WTO summit goal: putting people ahead of profits

While many members of the international community are focused on the latest developments in Afghanistan, another region in the Middle East is host to an issue that could have an immense impact on much of the world.

At stake are perhaps thousands of lives that will no doubt be affected by a recent agreement reached at the World Trade Organization summit in Daha, Qatar. Although negotiations were tense, a resolution was reached between developing nations such as Brazil and India as well as industrialized ones such as the United States on the matter of easing restrictions on patented drugs. Unfortunately, it is unclear how successful implementation of this plan will be.

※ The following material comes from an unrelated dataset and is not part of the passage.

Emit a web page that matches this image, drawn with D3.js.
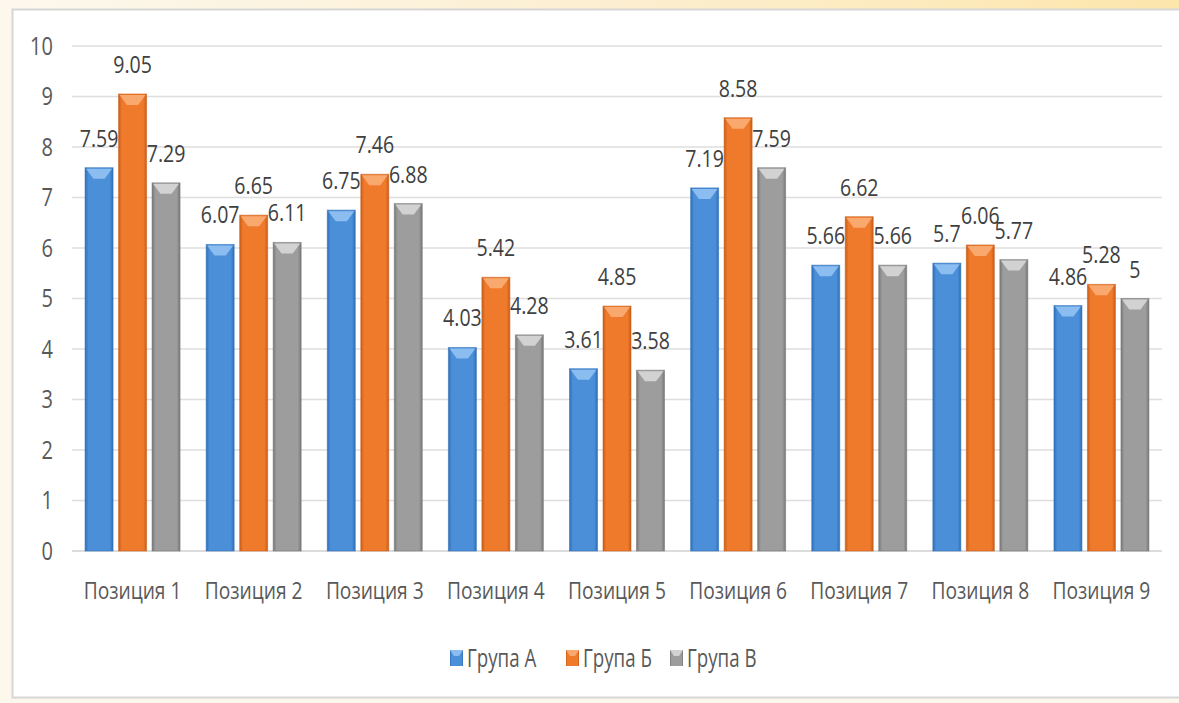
<!DOCTYPE html>
<html><head><meta charset="utf-8">
<script src="https://cdn.jsdelivr.net/npm/d3@7"></script>
<style>
html,body{margin:0;padding:0;background:#fdf7ec;}
svg{display:block;}
</style></head>
<body>
<svg id="c" width="1179" height="703"></svg>
<script>
const categories = ["Позиция 1","Позиция 2","Позиция 3","Позиция 4","Позиция 5","Позиция 6","Позиция 7","Позиция 8","Позиция 9"];
const seriesNames = ["Група А","Група Б","Група В"];
const grupaA = [7.59,6.07,6.75,4.03,3.61,7.19,5.66,5.7,4.86];
const grupaB = [9.05,6.65,7.46,5.42,4.85,8.58,6.62,6.06,5.28];
const grupaV = [7.29,6.11,6.88,4.28,3.58,7.59,5.66,5.77,5];
const yTicks = [0,1,2,3,4,5,6,7,8,9,10];
const colors = [
  {base:"#4a8fd8", light:"#8cbdf0", dark:"#2f6fb8"},
  {base:"#f07a2c", light:"#f9a86e", dark:"#c85d17"},
  {base:"#9d9d9d", light:"#d2d2d2", dark:"#777777"}
];
const series = [grupaA, grupaB, grupaV];

(function(){
const svg = d3.select("#c");
const font = "'Open Sans','Noto Sans',sans-serif";
const SX = 0.8;
const defs = svg.append("defs");
const tg = defs.append("linearGradient").attr("id","topband").attr("x1","0").attr("x2","1");
tg.append("stop").attr("offset","0").attr("stop-color","#fdf8ee");
tg.append("stop").attr("offset","0.5").attr("stop-color","#fcefd2");
tg.append("stop").attr("offset","1").attr("stop-color","#fde6ac");
svg.append("rect").attr("x",0).attr("y",0).attr("width",1179).attr("height",10).attr("fill","url(#topband)");
svg.append("rect").attr("x",12.5).attr("y",9.5).attr("width",1180).attr("height",688).attr("fill","#ffffff").attr("stroke","#d6d6d6").attr("stroke-width",2);

colors.forEach((c,i)=>{
  const g = defs.append("linearGradient").attr("id","bar"+i).attr("x1","0").attr("x2","1");
  g.append("stop").attr("offset","0").attr("stop-color",c.dark);
  g.append("stop").attr("offset","0.12").attr("stop-color",c.base);
  g.append("stop").attr("offset","0.5").attr("stop-color",c.base);
  g.append("stop").attr("offset","0.88").attr("stop-color",c.base);
  g.append("stop").attr("offset","1").attr("stop-color",c.dark);
});

const pL = 72, pR = 1162, pT = 46, pB = 551;
const x = d3.scaleBand().domain(categories).range([pL,pR]).paddingInner(0).paddingOuter(0);
const inner = d3.scaleBand().domain([0,1,2]).range([0, x.bandwidth()]).paddingInner(0.164).paddingOuter(0.39);
const y = d3.scaleLinear().domain([0,10]).range([pB,pT]);

svg.append("g").selectAll("line").data(yTicks).join("line")
  .attr("x1",pL).attr("x2",pR)
  .attr("y1",d=>y(d)).attr("y2",d=>y(d))
  .attr("stroke",d=>d===0?"#d0d0d0":"#dedede").attr("stroke-width",1.5);

const yAxis = d3.axisLeft(y).tickValues(yTicks).tickSize(0).tickPadding(24).tickFormat(d3.format("d"));
const ya = svg.append("g").attr("transform",`translate(${pL},0)`).call(yAxis);
ya.select(".domain").remove();
ya.selectAll("text").attr("font-family",font).attr("font-size",25).attr("fill","#595959")
  .attr("transform",`scale(${SX},1)`);

const xAxis = d3.axisBottom(x).tickSize(0).tickPadding(31);
const xa = svg.append("g").attr("transform",`translate(0,${pB})`).call(xAxis);
xa.select(".domain").remove();
xa.selectAll("text").attr("font-family",font).attr("font-size",24).attr("fill","#595959")
  .attr("transform",`scale(${SX},1)`);

const bars = svg.append("g");
series.forEach((vals,si)=>{
  const c = colors[si];
  const g = bars.append("g");
  vals.forEach((v,ci)=>{
    const bx = x(categories[ci]) + inner(si);
    const bw = inner.bandwidth();
    const by = y(v);
    const bh = y(0)-by;
    g.append("rect").attr("x",bx).attr("y",by).attr("width",bw).attr("height",bh).attr("fill",`url(#bar${si})`);
    const bev = Math.min(11, bh);
    g.append("polygon")
      .attr("points",[[bx+1,by+1],[bx+bw-1,by+1],[bx+bw*0.7,by+bev],[bx+bw*0.3,by+bev]].map(p=>p.join(",")).join(" "))
      .attr("fill",c.light);
    g.append("rect").attr("x",bx).attr("y",by).attr("width",bw).attr("height",bh)
      .attr("fill","none").attr("stroke",c.dark).attr("stroke-opacity",0.55).attr("stroke-width",1);
  });
});

const labels = svg.append("g");
series.forEach((vals,si)=>{
  vals.forEach((v,ci)=>{
    const cx = x(categories[ci]) + inner(si) + inner.bandwidth()/2;
    labels.append("text").attr("transform",`translate(${cx},${y(v)-21}) scale(0.85,1)`)
      .attr("text-anchor","middle").attr("font-family",font).attr("font-size",23).attr("fill","#404040")
      .text(String(v));
  });
});

const legendX = [450, 566, 670];
const lg = svg.append("g");
seriesNames.forEach((n,i)=>{
  const c = colors[i];
  const gx = legendX[i];
  lg.append("rect").attr("x",gx).attr("y",650).attr("width",13).attr("height",16).attr("fill",`url(#bar${i})`);
  lg.append("polygon").attr("points",`${gx},650 ${gx+13},650 ${gx+9},656 ${gx+4},656`).attr("fill",c.light);
  lg.append("text").attr("transform",`translate(${gx+17},667) scale(0.72,1)`).attr("font-family",font).attr("font-size",26).attr("fill","#595959").text(n);
});
})();
</script>
</body></html>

For many years, critics have alleged that wealthier nations have put profit above human life by opposing plans for developing nations to find alternatives to expensive drugs that the majority of their citizens cannot afford. Both Brazil and India, suffering from the social and economic burdens of millions of citizens infected with malaria and AIDS, have sought to import or make generic drugs that could be widely distributed in their countries. Yet they have consistently been stonewalled by the massive efforts of the pharmaceutical industry and the United States, both of which oppose their plans.

Thousands of lives could have been saved — or at the very least prolonged — in the process.

One has to wonder why an industry garnering about $300 billion a year is worried about the potential effects generic drugs would have on the market. On Nov. 8, CNN reported on its Web site that the “”provision of cut-price medicines in poorer countries will hardly put a dent on the … industry.”” Yet the pharmaceutical industry still fears that future research will be jeopardized by “”over-riding patents.”” It is clear that this immensely powerful industry is worried more about the potential loss of profits than the well-being of citizens of so-called “”third world”” countries.

Unfortunately, the United States has been one of the most effective and vocal opponents of the fight to suppress developing nations’ claims to easier access to life-saving drugs. In the past, the United States has consistently charged that Brazil and India’s desire for a waiver to a rule that “”guarantee[s] 20-year patents on medicines”” will threaten the pharmaceutical industry.

At the same time, however, the United States’ hypocrisy on this issue has been exposed. On Nov. 8 CNN noted in its Web site that the United States, after a series of anthrax scares following the terrorist attacks in New York and Washington, D.C., “”threatened to use generic versions of the patented drug”” Cipro because Cipro is so expensive. Although anthrax is a serious and potentially life-threatening illness, it is dwarfed by the horrific effects of being infected with malaria or AIDS — especially when many in a poor nation simply cannot afford potentially life-saving medical treatment. It is unethical for the United States to criticize other nations who are clearly acting in the best interests of their citizenry when it is unable to follow the same rules that it forces upon others.

Although the agreement reached by both sides in Qatar leaves many optimistic about the future of public health in developing nations, it is hoped that a quick and effective enforcement of the resolution will be enacted. Yet it may not be wise to be optimistic about the agreement just yet. While CNN reported on its Web site Tuesday that the “”deal is believed to give developing nations more flexibility in over-riding patent rules on public health grounds,”” delegates have not yet released the details of the plan and it is too early for any of them to know if it is completely feasible.

Further complicating matters is the apparent reluctance of industrialized nations to enforce the deal. Shockingly, the United States delegation has stated that “”the final text should be considered a political statement rather than a legally enforceable document.”” This is obviously distressing because it implies that not much will actually change. However, as noted before, it is simply too early to tell whether the plan will work effectively or not. It is hoped that this agreement will effectively set the stage for better relations between rich and poor nations and dispel the idea that wealthier nations care little for their poorer counterparts.

Today, the United States has a unique opportunity to demonstrate to the world that lives are more important than the profit margins of corporations.

It is our responsibility to ensure that everyone has access to life-saving drugs and it is morally irresponsible for us to ignore the millions of lives that depend on unrestricted access to effective medical treatments.

We have demonstrated our military prowess in the Middle East — let’s hope we can demonstrate our prudence and our compassion in the rest of the world.